Work to do: Give the data below again exactly as written, without its pictures.

Data lines:
****

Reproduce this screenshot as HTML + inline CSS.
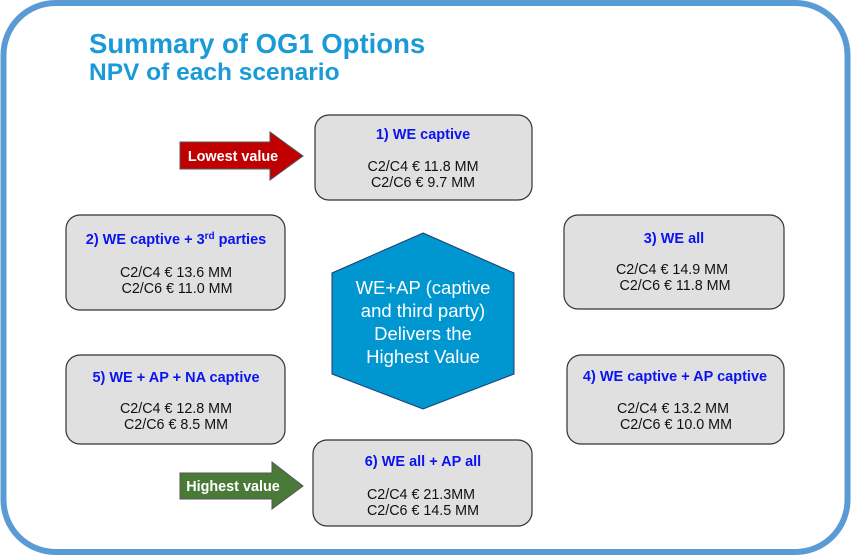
<!DOCTYPE html>
<html><head><meta charset="utf-8"><style>
html,body{margin:0;padding:0;background:#fff;}
svg{display:block;}
text{font-family:"Liberation Sans",Arial,sans-serif;}
.h{font-weight:bold;fill:#0a14f0;font-size:14.5px;text-anchor:middle;}
.v{fill:#111;font-size:14.3px;text-anchor:middle;}
.b{fill:#e0e0e0;stroke:#333;stroke-width:1.2;}
</style></head><body>
<svg width="851" height="556" viewBox="0 0 851 556">
<rect x="3.5" y="3" width="844" height="549" rx="52" fill="#fff" stroke="#5b9bd5" stroke-width="6"/>
<text x="89" y="53" font-size="27.5" font-weight="bold" fill="#1a9ad6">Summary of OG1 Options</text>
<text x="89" y="80" font-size="24.5" font-weight="bold" fill="#1a9ad6">NPV of each scenario</text>

<rect class="b" x="315" y="115" width="217" height="85" rx="14"/>
<text class="h" x="423" y="139">1) WE captive</text>
<text class="v" x="423" y="171">C2/C4 € 11.8 MM</text>
<text class="v" x="423" y="187">C2/C6 € 9.7 MM</text>

<rect class="b" x="66" y="215" width="219" height="95" rx="14"/>
<text class="h" x="176" y="244">2) WE captive + 3<tspan font-size="10" dy="-5">rd</tspan><tspan dy="5"> parties</tspan></text>
<text class="v" x="176" y="277">C2/C4 € 13.6 MM</text>
<text class="v" x="177" y="293">C2/C6 € 11.0 MM</text>

<rect class="b" x="564" y="215" width="220" height="94" rx="14"/>
<text class="h" x="674" y="243">3) WE all</text>
<text class="v" x="672" y="274">C2/C4 € 14.9 MM</text>
<text class="v" x="675" y="290">C2/C6 € 11.8 MM</text>

<rect class="b" x="66" y="355" width="219" height="89" rx="14"/>
<text class="h" x="176" y="382">5) WE + AP + NA captive</text>
<text class="v" x="176" y="413">C2/C4 €  12.8 MM</text>
<text class="v" x="176" y="429">C2/C6 € 8.5 MM</text>

<rect class="b" x="567" y="355" width="217" height="89" rx="14"/>
<text class="h" x="675" y="381">4) WE captive + AP captive</text>
<text class="v" x="673" y="413">C2/C4 € 13.2 MM</text>
<text class="v" x="676" y="429">C2/C6 € 10.0 MM</text>

<rect class="b" x="313" y="440" width="219" height="86" rx="14"/>
<text class="h" x="423" y="466">6) WE all + AP all</text>
<text class="v" x="421" y="499">C2/C4 € 21.3MM</text>
<text class="v" x="423" y="515">C2/C6 € 14.5 MM</text>

<polygon points="423,233 514,273 514,374 423,409 332,374 332,273" fill="#0097d1" stroke="#1f3a6e" stroke-width="1"/>
<text x="423" y="294" font-size="18.5" fill="#fff" text-anchor="middle">WE+AP (captive</text>
<text x="423" y="317" font-size="18.5" fill="#fff" text-anchor="middle">and third party)</text>
<text x="423" y="340" font-size="18.5" fill="#fff" text-anchor="middle">Delivers the</text>
<text x="423" y="363" font-size="18.5" fill="#fff" text-anchor="middle">Highest Value</text>

<polygon points="180,142 270,142 270,132 303,156 270,180 270,169 180,169" fill="#c00000" stroke="#555" stroke-width="1"/>
<text x="233" y="161" font-size="14.4" font-weight="bold" fill="#fff" text-anchor="middle">Lowest value</text>

<polygon points="180,473 272,473 272,462 303,486 272,509 272,499 180,499" fill="#4a7a38" stroke="#555" stroke-width="1"/>
<text x="233" y="491" font-size="14.4" font-weight="bold" fill="#fff" text-anchor="middle">Highest value</text>
</svg>
</body></html>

****

Exercise response:
Reproduce this screenshot as HTML + inline CSS.
<!DOCTYPE html>
<html><head><meta charset="utf-8"><style>
html,body{margin:0;padding:0;background:#fff;}
svg{display:block;}
text{font-family:"Liberation Sans",Arial,sans-serif;}
.h{font-weight:bold;fill:#0a14f0;font-size:14.5px;text-anchor:middle;}
.v{fill:#111;font-size:14.3px;text-anchor:middle;}
.b{fill:#e0e0e0;stroke:#333;stroke-width:1.2;}
</style></head><body>
<svg width="851" height="556" viewBox="0 0 851 556">
<rect x="3.5" y="3" width="844" height="549" rx="52" fill="#fff" stroke="#5b9bd5" stroke-width="6"/>
<text x="89" y="53" font-size="27.5" font-weight="bold" fill="#1a9ad6">Summary of OG1 Options</text>
<text x="89" y="80" font-size="24.5" font-weight="bold" fill="#1a9ad6">NPV of each scenario</text>

<rect class="b" x="315" y="115" width="217" height="85" rx="14"/>
<text class="h" x="423" y="139">1) WE captive</text>
<text class="v" x="423" y="171">C2/C4 € 11.8 MM</text>
<text class="v" x="423" y="187">C2/C6 € 9.7 MM</text>

<rect class="b" x="66" y="215" width="219" height="95" rx="14"/>
<text class="h" x="176" y="244">2) WE captive + 3<tspan font-size="10" dy="-5">rd</tspan><tspan dy="5"> parties</tspan></text>
<text class="v" x="176" y="277">C2/C4 € 13.6 MM</text>
<text class="v" x="177" y="293">C2/C6 € 11.0 MM</text>

<rect class="b" x="564" y="215" width="220" height="94" rx="14"/>
<text class="h" x="674" y="243">3) WE all</text>
<text class="v" x="672" y="274">C2/C4 € 14.9 MM</text>
<text class="v" x="675" y="290">C2/C6 € 11.8 MM</text>

<rect class="b" x="66" y="355" width="219" height="89" rx="14"/>
<text class="h" x="176" y="382">5) WE + AP + NA captive</text>
<text class="v" x="176" y="413">C2/C4 €  12.8 MM</text>
<text class="v" x="176" y="429">C2/C6 € 8.5 MM</text>

<rect class="b" x="567" y="355" width="217" height="89" rx="14"/>
<text class="h" x="675" y="381">4) WE captive + AP captive</text>
<text class="v" x="673" y="413">C2/C4 € 13.2 MM</text>
<text class="v" x="676" y="429">C2/C6 € 10.0 MM</text>

<rect class="b" x="313" y="440" width="219" height="86" rx="14"/>
<text class="h" x="423" y="466">6) WE all + AP all</text>
<text class="v" x="421" y="499">C2/C4 € 21.3MM</text>
<text class="v" x="423" y="515">C2/C6 € 14.5 MM</text>

<polygon points="423,233 514,273 514,374 423,409 332,374 332,273" fill="#0097d1" stroke="#1f3a6e" stroke-width="1"/>
<text x="423" y="294" font-size="18.5" fill="#fff" text-anchor="middle">WE+AP (captive</text>
<text x="423" y="317" font-size="18.5" fill="#fff" text-anchor="middle">and third party)</text>
<text x="423" y="340" font-size="18.5" fill="#fff" text-anchor="middle">Delivers the</text>
<text x="423" y="363" font-size="18.5" fill="#fff" text-anchor="middle">Highest Value</text>

<polygon points="180,142 270,142 270,132 303,156 270,180 270,169 180,169" fill="#c00000" stroke="#555" stroke-width="1"/>
<text x="233" y="161" font-size="14.4" font-weight="bold" fill="#fff" text-anchor="middle">Lowest value</text>

<polygon points="180,473 272,473 272,462 303,486 272,509 272,499 180,499" fill="#4a7a38" stroke="#555" stroke-width="1"/>
<text x="233" y="491" font-size="14.4" font-weight="bold" fill="#fff" text-anchor="middle">Highest value</text>
</svg>
</body></html>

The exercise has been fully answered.